Seattle’s downtown office market ended 2025 with vacancy at another record high, reaching 34.7% in Q4.
The latest numbers from commercial real estate firm CBRE underscore how hybrid work and shrinking office footprints continue to weigh on a tech-heavy market like Seattle. The vacancy rate is up about two percentage points from a year ago, and a fivefold increase from before the pandemic.
Downtown Seattle lost 257,879 square feet of occupied space in Q4, driven by tenant “rightsizing” and reductions in average space requirements, according to CBRE.
Tech companies are still boosting leasing activity in downtown. Impinj renewed and expanded into 73,638 square feet at 400 Fairview, while DAT Solutions (which acquired Seattle startup Outgo last year) and Docker both took sublease space at the Maritime Building along the waterfront — 51,777 and 33,757 square feet, respectively.

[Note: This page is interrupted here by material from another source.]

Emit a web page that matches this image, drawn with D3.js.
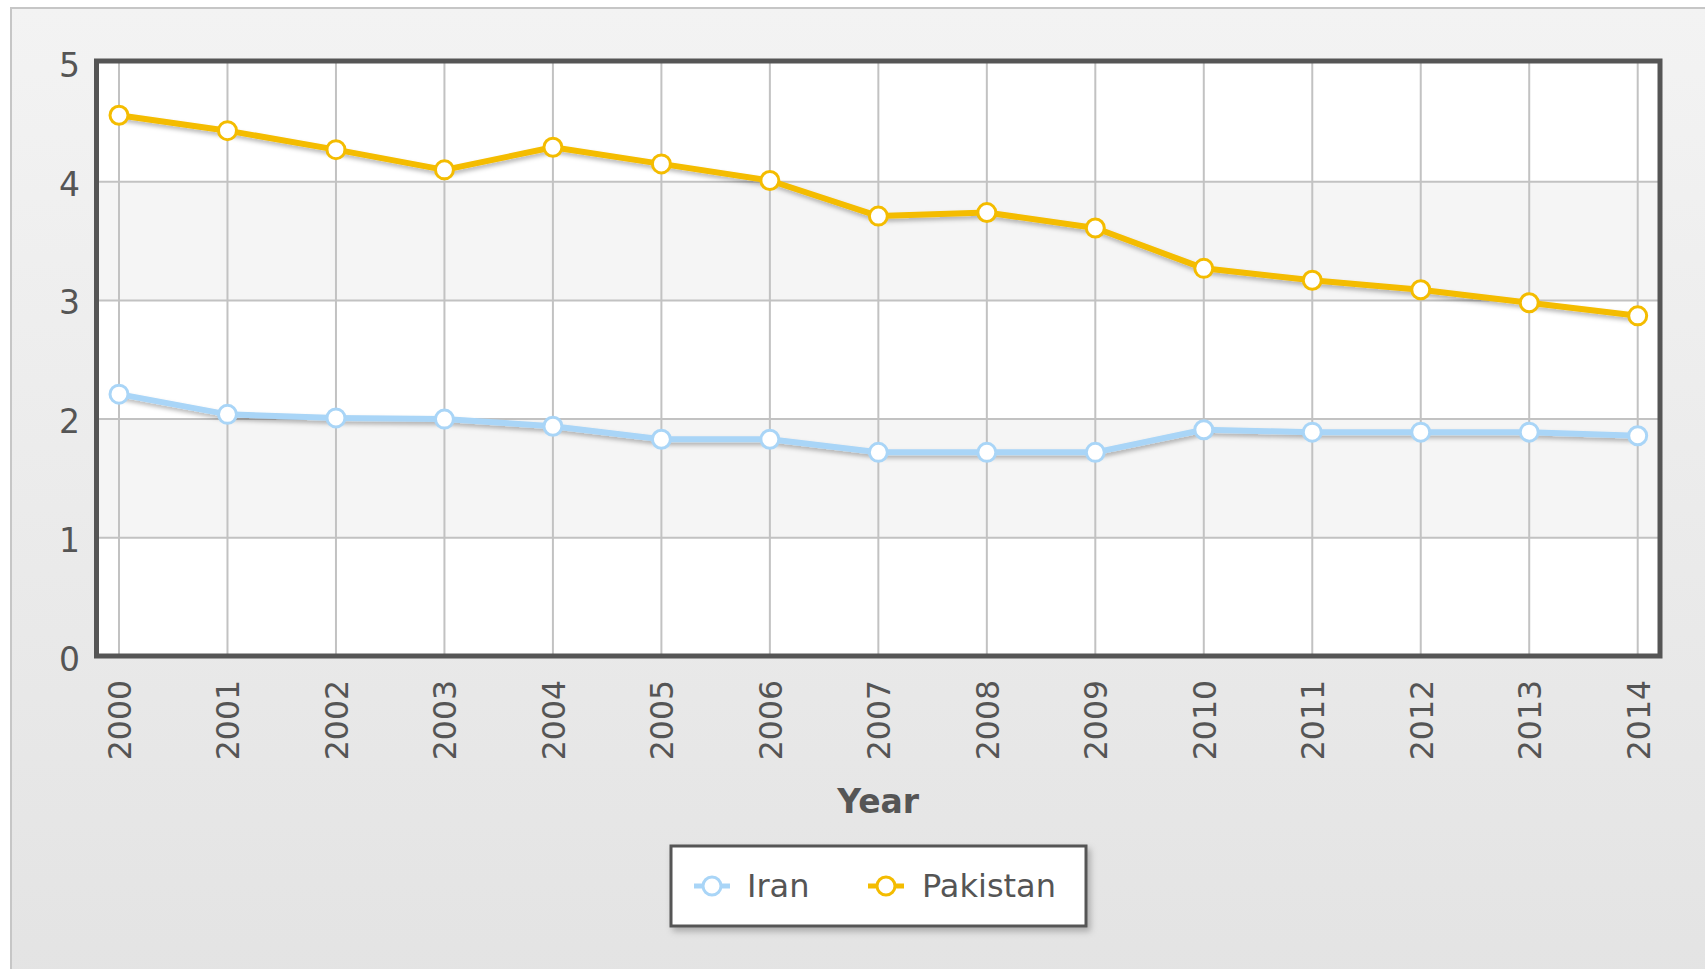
<!DOCTYPE html>
<html>
<head>
<meta charset="utf-8">
<script src="https://cdn.jsdelivr.net/npm/d3@7/dist/d3.min.js"></script>
<style>
  html, body { margin: 0; padding: 0; background: #ffffff; }
  svg { display: block; font-family: "DejaVu Sans", Verdana, sans-serif; }
</style>
</head>
<body>
<svg id="chart" width="1705" height="969"></svg>
<script>
const years = [2000, 2001, 2002, 2003, 2004, 2005, 2006, 2007, 2008, 2009, 2010, 2011, 2012, 2013, 2014];
const iran = [2.21, 2.04, 2.01, 2.00, 1.94, 1.83, 1.83, 1.72, 1.72, 1.72, 1.91, 1.89, 1.89, 1.89, 1.86];
const pakistan = [4.56, 4.43, 4.27, 4.10, 4.29, 4.15, 4.01, 3.71, 3.74, 3.61, 3.27, 3.17, 3.09, 2.98, 2.87];
const seriesNames = ["Iran", "Pakistan"];
const seriesColors = ["#a9d5f7", "#f4bc00"];
const yTicks = [0, 1, 2, 3, 4, 5];
const xTitle = "Year";

const svg = d3.select("#chart");
const defs = svg.append("defs");

const grad = defs.append("linearGradient").attr("id", "bg").attr("x1", 0).attr("y1", 0).attr("x2", 0).attr("y2", 1);
grad.append("stop").attr("offset", "0%").attr("stop-color", "#f3f3f3");
grad.append("stop").attr("offset", "100%").attr("stop-color", "#e3e3e3");

const sh = defs.append("filter").attr("id", "shadow").attr("x", "-5%").attr("y", "-20%").attr("width", "110%").attr("height", "160%");
sh.append("feDropShadow").attr("dx", 1).attr("dy", 3).attr("stdDeviation", 2).attr("flood-color", "#000").attr("flood-opacity", 0.28);
const sh2 = defs.append("filter").attr("id", "boxshadow").attr("x", "-10%").attr("y", "-20%").attr("width", "120%").attr("height", "150%");
sh2.append("feDropShadow").attr("dx", 3).attr("dy", 4).attr("stdDeviation", 3).attr("flood-color", "#000").attr("flood-opacity", 0.25);

// outer panel
svg.append("rect").attr("x", 11).attr("y", 8).attr("width", 1720).attr("height", 1000)
  .attr("fill", "url(#bg)").attr("stroke", "#c6c6c6").attr("stroke-width", 2);

const plot = { left: 96.5, right: 1660, top: 61, bottom: 656 };

const x = d3.scalePoint().domain(years).range([119, 1637.7]);
const y = d3.scaleLinear().domain([0, 5]).range([656.5, 63]);

// plot background
svg.append("rect").attr("x", plot.left).attr("y", plot.top)
  .attr("width", plot.right - plot.left).attr("height", plot.bottom - plot.top).attr("fill", "#ffffff");

// alternating bands
const bands = d3.range(yTicks.length - 1).filter(i => i % 2 === 1);
svg.append("g").selectAll("rect").data(bands).join("rect")
  .attr("x", plot.left).attr("width", plot.right - plot.left)
  .attr("y", i => y(yTicks[i + 1])).attr("height", i => y(yTicks[i]) - y(yTicks[i + 1]))
  .attr("fill", "#f5f5f5");

// grid lines
svg.append("g").selectAll("line").data(yTicks.slice(1, -1)).join("line")
  .attr("x1", plot.left).attr("x2", plot.right)
  .attr("y1", d => y(d)).attr("y2", d => y(d))
  .attr("stroke", "#c2c2c2").attr("stroke-width", 2);
svg.append("g").selectAll("line").data(years).join("line")
  .attr("x1", d => x(d)).attr("x2", d => x(d))
  .attr("y1", plot.top).attr("y2", plot.bottom)
  .attr("stroke", "#c2c2c2").attr("stroke-width", 2);

// border
svg.append("rect").attr("x", plot.left).attr("y", plot.top)
  .attr("width", plot.right - plot.left).attr("height", plot.bottom - plot.top)
  .attr("fill", "none").attr("stroke", "#555555").attr("stroke-width", 5);

// y axis
const yAxis = d3.axisLeft(y).tickValues(yTicks).tickSize(0).tickPadding(0).tickFormat(d3.format("d"));
const gy = svg.append("g").attr("transform", "translate(80,3)").call(yAxis);
gy.select(".domain").remove();
gy.selectAll("text").attr("font-size", 33).attr("fill", "#555").attr("font-family", "DejaVu Sans, sans-serif");

// x axis
const xAxis = d3.axisBottom(x).tickSize(0).tickPadding(0);
const gx = svg.append("g").attr("transform", "translate(0,680)").call(xAxis);
gx.select(".domain").remove();
gx.selectAll("text")
  .attr("font-size", 31.5).attr("fill", "#555").attr("font-family", "DejaVu Sans, sans-serif")
  .attr("transform", "rotate(-90)").attr("text-anchor", "end")
  .attr("x", 0).attr("y", 0).attr("dy", "0.36em");

// x title
svg.append("text").attr("x", (plot.left + plot.right) / 2).attr("y", 813)
  .attr("text-anchor", "middle").attr("font-size", 33).attr("font-weight", "bold")
  .attr("fill", "#555").text(xTitle);

// series
const seriesData = [iran, pakistan];
const line = d3.line().x((d, i) => x(years[i])).y(d => y(d));
seriesData.forEach((vals, si) => {
  const g = svg.append("g");
  g.append("path").datum(vals).attr("d", line).attr("fill", "none")
    .attr("stroke", seriesColors[si]).attr("stroke-width", 6)
    .attr("stroke-linejoin", "round").attr("filter", "url(#shadow)");
  g.selectAll("circle").data(vals).join("circle")
    .attr("cx", (d, i) => x(years[i])).attr("cy", d => y(d)).attr("r", 9)
    .attr("fill", "#ffffff").attr("stroke", seriesColors[si]).attr("stroke-width", 3);
});

// legend
const lg = svg.append("g");
lg.append("rect").attr("x", 671).attr("y", 846).attr("width", 415).attr("height", 80)
  .attr("fill", "#ffffff").attr("stroke", "#555555").attr("stroke-width", 3).attr("filter", "url(#boxshadow)");
const legendItems = [{ sx: 694, tx: 747 }, { sx: 868, tx: 922 }];
seriesNames.forEach((name, i) => {
  const it = legendItems[i];
  lg.append("line").attr("x1", it.sx).attr("x2", it.sx + 36).attr("y1", 886).attr("y2", 886)
    .attr("stroke", seriesColors[i]).attr("stroke-width", 5);
  lg.append("circle").attr("cx", it.sx + 18).attr("cy", 886).attr("r", 9)
    .attr("fill", "#fff").attr("stroke", seriesColors[i]).attr("stroke-width", 3);
  lg.append("text").attr("x", it.tx).attr("y", 897).attr("font-size", 32)
    .attr("fill", "#555").text(name);
});
</script>
</body>
</html>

But the data shows how Seattle’s commercial real estate market continues to struggle amid remote work and broader pressures including tech layoffs and companies using AI to operate with leaner teams. CoStar reported in November that Seattle recorded the slowest rent growth among the nation’s largest markets over the past year.
Meanwhile, the Eastside is showing early signs of stabilization, fueled in part by Microsoft’s new leases in Redmond and Amazon’s continued buildout in downtown Bellevue. Both companies are enforcing return-to-office policies.
Several technology companies have signed new or expanded leases on the Eastside in recent years, including OpenAI, Snap, Anduril, Shopify, Snowflake, Walmart, and Chewy.
“Notably, a growing number of new-to-market entrants … are choosing the Eastside over Seattle, drawn by Bellevue’s modern office inventory, business friendly climate and skilled technology workforce,” Broderick Group wrote in a new report.
Despite the positive signals, Broderick cautioned that vacancy is unlikely to fall sharply in the near term. Downtown Bellevue’s vacancy rate stood at 25.4% at the end of Q4, up from 16.8% a year ago.